Gays, lesbians in worldwide call for end to homophobia
2 days ago
BRUSSELS (AFP) — Gays and lesbians raised a global rallying cry Sunday to end discrimination in a world where some countries punish homosexual acts with death, as they marked an international day against homophobia.
The European Union spoke out in defence of fundamental freedoms based on sexual orientation or gender identity and voiced concerns about human rights violations.
"The European Union rejects and condemns any manifestation of homophobia as this phenomenon is a blatant violation of human dignity," its Czech presidency said in a statement.
The 27-nation bloc condemned the use of the death penalty, torture and arbitrary arrest of homosexuals "wherever they occur," the statement said.
The global day against homophobia was marked in 50 countries, according to the Canadian organisers of the event.
In Russia, around 100 people peacefully demonstrated in Saint Petersburg, a day after the arrest of 40 gay activists who had staged an unauthorised "Slavic Gay Pride" march in Moscow.

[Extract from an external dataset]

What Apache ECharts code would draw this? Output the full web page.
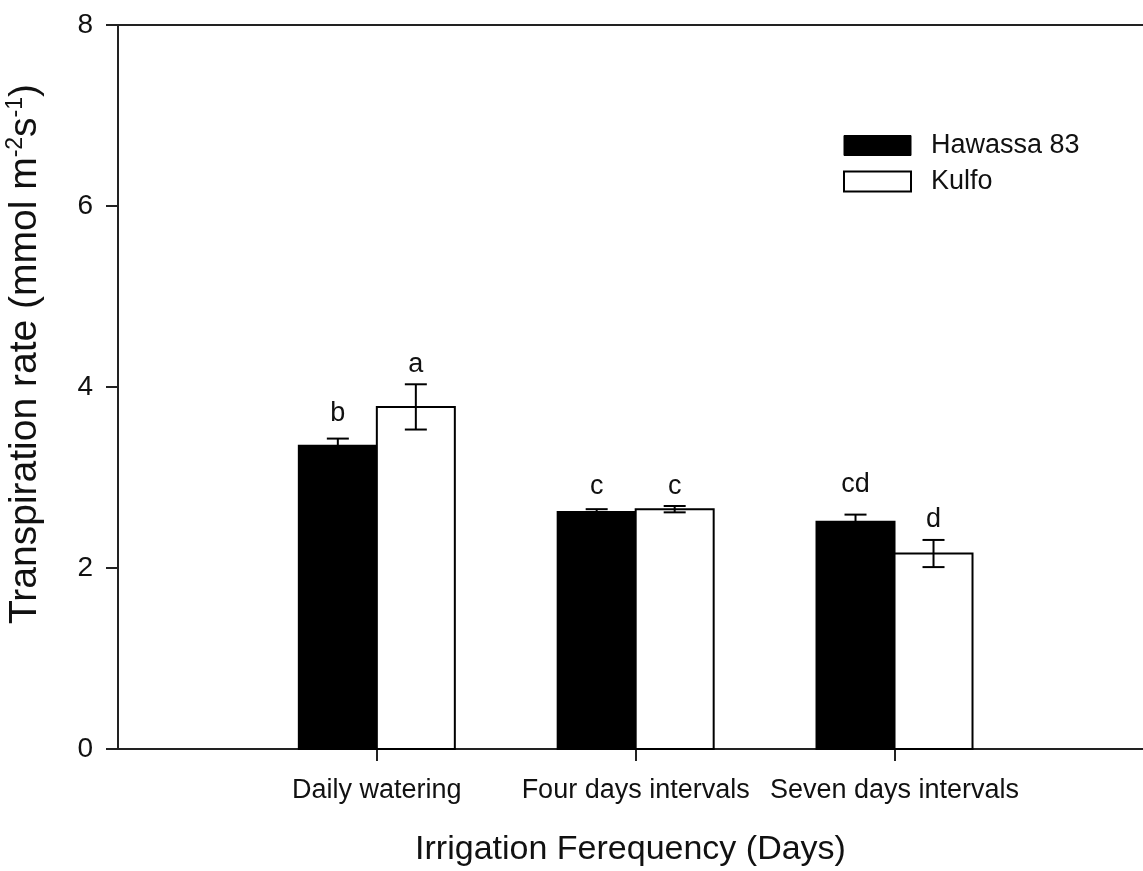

"What happened in Moscow must not be ignored by the international community and by foreign governments.... Everyone saw how human rights and the rights of sexual minorities are violated in Russia," said Russian gay rights activist Nikolai Alexeyev, who was released from jail on Sunday.
The creator of the GayRussia.ru website claimed he had been interrogated for six hours by officials from agencies including the FSB security service -- the successor to the Soviet-era KGB -- before being left overnight in a cold jail cell with broken windows.
"They treated us very badly. Over six hours, great psychological pressure was put on me and I was insulted in every sort of way," Alexeyev told AFP by telephone after he was released and fined for attending an unlawful demonstration.
According to Quebec's Emergence Foundation, which initiated the global day against homophobia, Russia is among countries where there have been violent attacks on gays, lesbians and transgender people, especially in clashes with ultra nationalists. Homosexuality was a crime in Russia until 1993.
"There are 192 countries in the UN, and half of them ban homosexuality, notably most countries in Africa, in Asia and Arab countries," said the foundation's president Laurent McCutcheon.
Five countries punish homosexual acts with death, the foundation said.
In Beirut, the gay rights organisation Helem (Dream) has organised a conference to call for repealing a law that imposes a one-year prison sentence on those who practice homosexual relations deemed "contrary to nature."
Ghassan Mukarem, a leader in the organisation, said they have been trying to repeal the law since 2003, but instead the Lebanese authorities have been more rigorous in cracking down on homosexuality.
The British government Sunday declared its commitment to fight prejudice and discrimination against gays around the world.
"Last December the UK was pleased to support the first UN statement which called for the decriminalisation of same sex relations across the globe... supported by 66 countries," George Malloch-Brown, Foreign and Commonwealth Office minister, said in a statement.
"We call upon those states that still have legislative measures in place criminalising same sex relations to remove them," he added.
French anti-homophobia groups Sunday praised a health ministry decision a day earlier to no longer classify transexualism as a mental illness. Meanwhile in the eastern city of Nancy a memorial was unveiled for a gay man who drowned after he was pushed into the canal in 2003.
But two French policemen working in the southern coastal city of Cannes filed a complaint Sunday claiming they have suffered "mental harassment" by several colleagues because of their homosexuality.
McCutcheon said the anti-homophobia idea provides a rallying point for the world's supporters of gay and lesbian rights, and hoped one day it would be endorsed by the United Nations.
May 17 was chosen because it was on that date in 1990 that the World Health Organisation removed homosexuality from its list of mental illnesses.